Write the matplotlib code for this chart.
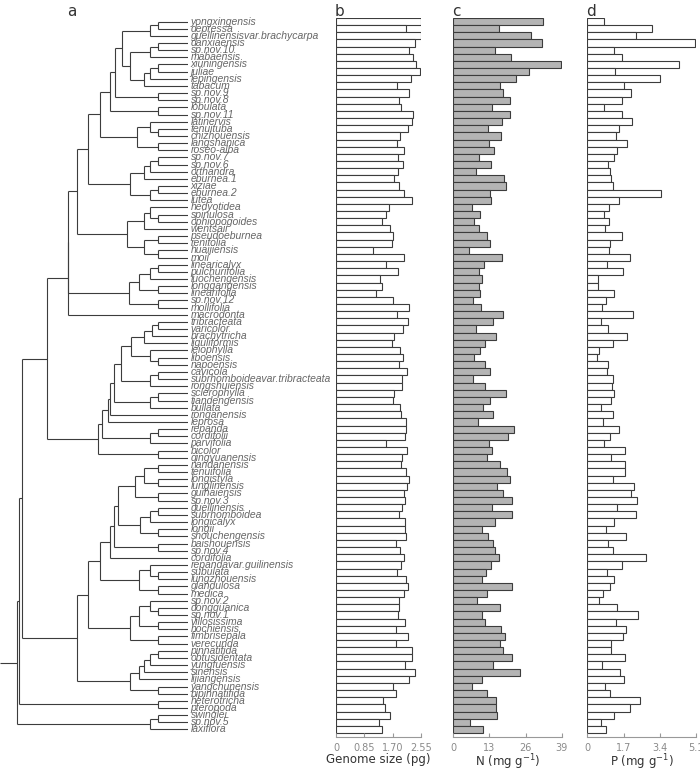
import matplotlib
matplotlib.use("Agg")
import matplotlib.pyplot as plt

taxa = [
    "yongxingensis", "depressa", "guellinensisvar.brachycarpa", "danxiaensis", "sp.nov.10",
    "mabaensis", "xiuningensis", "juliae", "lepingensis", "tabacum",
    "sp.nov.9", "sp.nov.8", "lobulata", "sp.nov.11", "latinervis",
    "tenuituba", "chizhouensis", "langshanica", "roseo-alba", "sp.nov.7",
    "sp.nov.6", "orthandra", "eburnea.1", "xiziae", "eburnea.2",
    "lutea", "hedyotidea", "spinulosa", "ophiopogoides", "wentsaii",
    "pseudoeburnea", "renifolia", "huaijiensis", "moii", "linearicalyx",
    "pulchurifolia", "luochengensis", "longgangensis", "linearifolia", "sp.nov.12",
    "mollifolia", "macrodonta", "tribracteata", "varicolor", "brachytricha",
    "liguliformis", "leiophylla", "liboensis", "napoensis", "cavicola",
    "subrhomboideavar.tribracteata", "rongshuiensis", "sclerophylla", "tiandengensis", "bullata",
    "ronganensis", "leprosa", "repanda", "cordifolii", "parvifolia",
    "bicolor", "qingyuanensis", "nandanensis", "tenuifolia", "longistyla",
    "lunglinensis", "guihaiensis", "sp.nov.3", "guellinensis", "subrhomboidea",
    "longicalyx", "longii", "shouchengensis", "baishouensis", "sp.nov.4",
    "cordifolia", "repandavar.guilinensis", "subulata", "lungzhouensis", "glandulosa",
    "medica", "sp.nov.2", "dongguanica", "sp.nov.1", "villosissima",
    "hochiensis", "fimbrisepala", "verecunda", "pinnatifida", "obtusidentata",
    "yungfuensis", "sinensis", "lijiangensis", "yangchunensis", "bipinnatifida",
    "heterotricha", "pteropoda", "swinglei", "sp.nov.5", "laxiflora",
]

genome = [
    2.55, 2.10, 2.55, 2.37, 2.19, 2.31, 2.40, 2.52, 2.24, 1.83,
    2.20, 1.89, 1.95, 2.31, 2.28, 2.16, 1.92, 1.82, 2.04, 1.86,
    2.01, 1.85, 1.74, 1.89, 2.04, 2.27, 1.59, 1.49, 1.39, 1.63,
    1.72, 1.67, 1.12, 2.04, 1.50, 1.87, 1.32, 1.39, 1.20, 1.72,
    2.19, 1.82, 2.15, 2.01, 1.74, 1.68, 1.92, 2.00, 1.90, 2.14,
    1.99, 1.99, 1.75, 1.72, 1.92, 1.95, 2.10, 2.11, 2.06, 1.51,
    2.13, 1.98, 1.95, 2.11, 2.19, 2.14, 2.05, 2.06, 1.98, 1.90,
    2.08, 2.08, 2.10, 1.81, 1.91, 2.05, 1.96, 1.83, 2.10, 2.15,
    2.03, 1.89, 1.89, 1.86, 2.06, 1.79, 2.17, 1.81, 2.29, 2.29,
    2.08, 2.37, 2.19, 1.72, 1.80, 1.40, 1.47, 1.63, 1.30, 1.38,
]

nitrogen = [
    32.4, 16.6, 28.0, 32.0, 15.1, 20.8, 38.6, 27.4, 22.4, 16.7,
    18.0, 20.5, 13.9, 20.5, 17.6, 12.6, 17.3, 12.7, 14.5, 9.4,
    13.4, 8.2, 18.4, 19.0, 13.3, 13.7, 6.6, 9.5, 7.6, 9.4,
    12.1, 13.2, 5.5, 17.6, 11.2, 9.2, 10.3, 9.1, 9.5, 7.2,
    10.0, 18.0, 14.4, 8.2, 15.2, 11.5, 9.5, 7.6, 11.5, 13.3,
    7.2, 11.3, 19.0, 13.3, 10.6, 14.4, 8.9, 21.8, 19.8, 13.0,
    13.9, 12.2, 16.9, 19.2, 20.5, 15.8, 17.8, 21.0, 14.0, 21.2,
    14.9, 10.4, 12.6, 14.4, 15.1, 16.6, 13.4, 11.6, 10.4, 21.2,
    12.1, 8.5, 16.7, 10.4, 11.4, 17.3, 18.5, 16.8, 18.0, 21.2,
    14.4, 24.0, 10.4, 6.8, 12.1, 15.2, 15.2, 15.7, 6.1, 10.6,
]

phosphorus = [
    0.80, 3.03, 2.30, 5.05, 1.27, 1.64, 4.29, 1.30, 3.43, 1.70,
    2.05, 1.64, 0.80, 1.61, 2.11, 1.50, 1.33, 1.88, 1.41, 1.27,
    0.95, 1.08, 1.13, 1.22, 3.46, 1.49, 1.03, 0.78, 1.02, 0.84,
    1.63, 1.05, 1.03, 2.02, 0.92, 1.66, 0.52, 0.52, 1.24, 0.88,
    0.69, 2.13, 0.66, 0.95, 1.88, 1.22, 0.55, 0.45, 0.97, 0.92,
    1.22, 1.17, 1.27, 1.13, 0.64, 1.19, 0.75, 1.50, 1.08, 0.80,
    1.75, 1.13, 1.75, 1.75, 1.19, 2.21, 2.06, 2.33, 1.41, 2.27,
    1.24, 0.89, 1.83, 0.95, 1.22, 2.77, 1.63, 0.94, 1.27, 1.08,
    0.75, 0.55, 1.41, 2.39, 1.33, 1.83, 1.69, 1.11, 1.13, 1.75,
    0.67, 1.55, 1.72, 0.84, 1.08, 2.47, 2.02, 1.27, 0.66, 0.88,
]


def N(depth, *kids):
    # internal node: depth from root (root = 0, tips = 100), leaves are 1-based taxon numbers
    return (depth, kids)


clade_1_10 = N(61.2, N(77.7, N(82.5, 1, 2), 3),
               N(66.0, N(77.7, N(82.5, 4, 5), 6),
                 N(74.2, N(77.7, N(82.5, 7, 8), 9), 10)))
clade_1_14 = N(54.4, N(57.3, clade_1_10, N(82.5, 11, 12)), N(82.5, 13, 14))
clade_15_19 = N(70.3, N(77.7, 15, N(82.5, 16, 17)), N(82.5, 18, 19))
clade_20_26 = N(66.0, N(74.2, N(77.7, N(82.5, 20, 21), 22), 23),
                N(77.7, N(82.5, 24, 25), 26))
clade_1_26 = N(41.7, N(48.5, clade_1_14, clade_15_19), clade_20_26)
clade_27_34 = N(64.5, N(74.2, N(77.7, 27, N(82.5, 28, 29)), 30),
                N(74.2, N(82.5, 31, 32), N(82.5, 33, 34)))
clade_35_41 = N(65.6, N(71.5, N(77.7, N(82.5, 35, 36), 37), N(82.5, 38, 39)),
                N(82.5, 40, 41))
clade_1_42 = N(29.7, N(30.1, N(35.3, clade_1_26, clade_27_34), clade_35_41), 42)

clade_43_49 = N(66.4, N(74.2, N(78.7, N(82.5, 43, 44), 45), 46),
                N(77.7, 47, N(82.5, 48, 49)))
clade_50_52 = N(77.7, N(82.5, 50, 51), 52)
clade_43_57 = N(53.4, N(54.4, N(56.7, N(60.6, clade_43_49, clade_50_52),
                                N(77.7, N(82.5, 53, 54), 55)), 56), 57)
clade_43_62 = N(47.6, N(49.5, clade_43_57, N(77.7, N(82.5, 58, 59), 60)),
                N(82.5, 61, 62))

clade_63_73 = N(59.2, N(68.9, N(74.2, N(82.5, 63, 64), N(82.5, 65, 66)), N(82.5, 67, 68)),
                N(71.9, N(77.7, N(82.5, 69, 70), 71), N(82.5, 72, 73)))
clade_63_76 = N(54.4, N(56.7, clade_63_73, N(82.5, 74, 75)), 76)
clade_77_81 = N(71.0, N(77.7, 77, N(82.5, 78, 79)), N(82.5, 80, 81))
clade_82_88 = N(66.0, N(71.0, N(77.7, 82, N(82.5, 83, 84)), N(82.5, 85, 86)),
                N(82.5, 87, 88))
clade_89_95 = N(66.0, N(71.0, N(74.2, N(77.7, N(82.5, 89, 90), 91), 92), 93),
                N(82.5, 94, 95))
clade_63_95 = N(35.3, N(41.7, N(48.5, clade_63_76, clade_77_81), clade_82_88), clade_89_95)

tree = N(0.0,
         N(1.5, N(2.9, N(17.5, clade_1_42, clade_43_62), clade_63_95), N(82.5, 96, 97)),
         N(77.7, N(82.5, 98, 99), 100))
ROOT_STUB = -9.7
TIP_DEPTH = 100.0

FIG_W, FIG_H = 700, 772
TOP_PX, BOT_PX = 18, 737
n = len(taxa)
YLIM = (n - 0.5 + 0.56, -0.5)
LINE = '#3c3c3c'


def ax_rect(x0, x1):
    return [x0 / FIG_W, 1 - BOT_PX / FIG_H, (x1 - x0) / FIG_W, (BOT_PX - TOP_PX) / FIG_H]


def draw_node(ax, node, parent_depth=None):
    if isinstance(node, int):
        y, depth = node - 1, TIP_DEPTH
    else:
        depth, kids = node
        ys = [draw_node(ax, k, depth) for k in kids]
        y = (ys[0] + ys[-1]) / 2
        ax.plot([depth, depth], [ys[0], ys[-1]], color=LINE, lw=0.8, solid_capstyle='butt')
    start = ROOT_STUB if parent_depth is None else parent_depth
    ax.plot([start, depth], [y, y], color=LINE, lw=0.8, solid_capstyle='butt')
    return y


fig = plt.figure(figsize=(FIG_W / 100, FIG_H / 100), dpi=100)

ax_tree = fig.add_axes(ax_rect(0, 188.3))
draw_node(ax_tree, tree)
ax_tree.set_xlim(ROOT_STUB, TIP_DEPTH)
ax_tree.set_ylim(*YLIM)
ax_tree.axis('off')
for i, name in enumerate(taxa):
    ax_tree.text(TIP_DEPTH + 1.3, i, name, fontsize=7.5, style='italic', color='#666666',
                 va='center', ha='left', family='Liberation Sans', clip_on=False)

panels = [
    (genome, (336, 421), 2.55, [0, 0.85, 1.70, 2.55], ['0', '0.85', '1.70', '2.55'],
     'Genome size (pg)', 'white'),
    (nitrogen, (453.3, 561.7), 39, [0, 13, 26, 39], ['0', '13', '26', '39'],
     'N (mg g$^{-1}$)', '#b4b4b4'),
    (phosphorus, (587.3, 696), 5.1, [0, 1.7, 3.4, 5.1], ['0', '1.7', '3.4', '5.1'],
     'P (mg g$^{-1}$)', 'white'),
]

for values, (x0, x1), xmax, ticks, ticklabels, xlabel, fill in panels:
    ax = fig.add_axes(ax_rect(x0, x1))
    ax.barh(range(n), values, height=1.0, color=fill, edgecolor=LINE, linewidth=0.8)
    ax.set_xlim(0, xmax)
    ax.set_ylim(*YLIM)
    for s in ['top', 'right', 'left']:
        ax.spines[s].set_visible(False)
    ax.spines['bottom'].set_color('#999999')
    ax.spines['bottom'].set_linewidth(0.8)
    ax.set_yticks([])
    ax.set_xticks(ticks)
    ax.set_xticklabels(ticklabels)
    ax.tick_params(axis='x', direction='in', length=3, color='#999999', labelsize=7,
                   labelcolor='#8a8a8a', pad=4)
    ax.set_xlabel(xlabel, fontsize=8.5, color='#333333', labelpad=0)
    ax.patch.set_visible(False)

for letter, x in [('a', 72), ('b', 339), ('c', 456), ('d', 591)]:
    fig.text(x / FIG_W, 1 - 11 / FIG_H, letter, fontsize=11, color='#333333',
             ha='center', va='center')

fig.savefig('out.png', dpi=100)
:::
Pictures stay out. Repeat only the lines from the beginning of the data through the line that has "import matplotlib.pyplot as plt".

Write the matplotlib code for this chart.
import matplotlib
matplotlib.use("Agg")
import matplotlib.pyplot as plt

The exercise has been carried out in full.